Wednesday, May 24, 2006, 11:09 AM in The Spout
T-Mobile Smartphone Fun Facts
A coupla weeks ago, the AT&T wireless cell phone reception at my house went through the floor. I called up the nice folks at Cingular and they guaranteed me that my reception would improve if I moved my old AT&T account to Cingular (Cingular owns both, after all). When that didn't work, I went to the mall, signed up for T-Mobile, went to my house and, when the reception was much better, had 'em move my phone number over. Since then, I've been moving my smartphone along with me (I have a QTEK 8500 on order, but my Audiovox 5600 is still the greatest thing to happen to me since my first laptop). Here's what I've found:
- To get the data working (assuming you've selected that account option from T-Mobile), set up a GPRS connection that connects to the internet and uses "wap.voicestream.com" as the Access Point (no user name, password or DNS addresses). There's no need for a proxy connection, but make sure that your IE connection options use the internet as its network (I mistakenly had it set to WAP at first).
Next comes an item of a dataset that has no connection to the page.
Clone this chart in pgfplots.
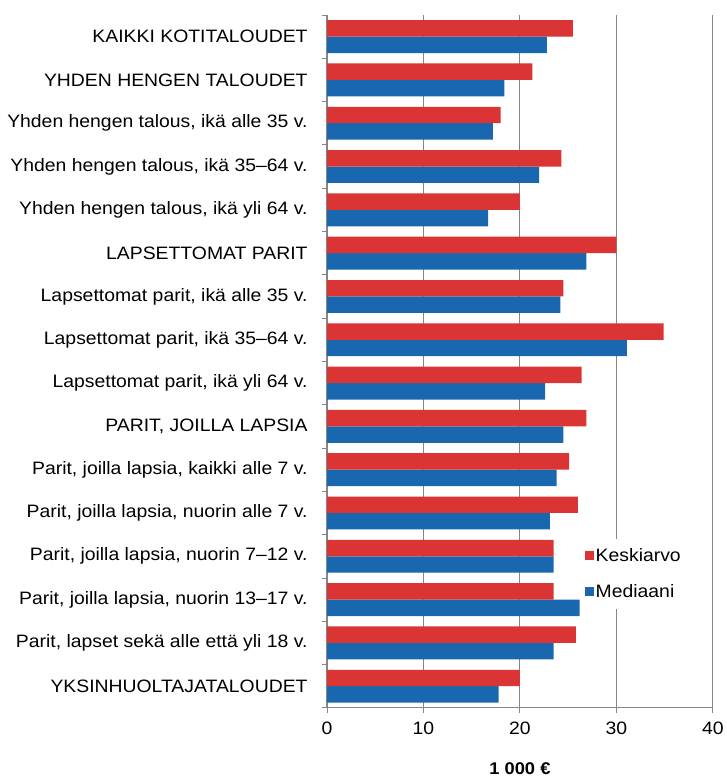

- To use the phone as a modem for use in connecting to the internet, pair the phone w/ your computer using Bluetooth (make sure to put the phone into discovery mode so that Windows can find it) and then use the new COM port that Windows adds (COM4 on my machine) to set up a dial-up network connection, using "*99#" as the phone number (no user name or password). I get this working when I called T-Mobile and they walked me through the setup, even though the Audiovox isn't a supported phone and the tech support guy had no documentation on one.
- This isn't phone related, but once you've got a T-Mobile data plan, you should be able to use WiFi from your laptop at a T-Mobile HotSpot by using your 10-digit phone number as the user name and the last 4 digits of your SSN as your password (I haven't tried this yet, but I plan to!).
Theoretically, I should be able to use ActiveSync via Bluetooth, but I haven't figured out how to make that work yet.
So far, I'm loving T-Mobile, not just 'cuz of the rates and the features, but also because they seem to understand that some folks aren't going to want to be stuck with the phones that they sell and they actually help you make them work. T-Mobile's not the biggest network, but apparently that makes 'em try harder. Recommended.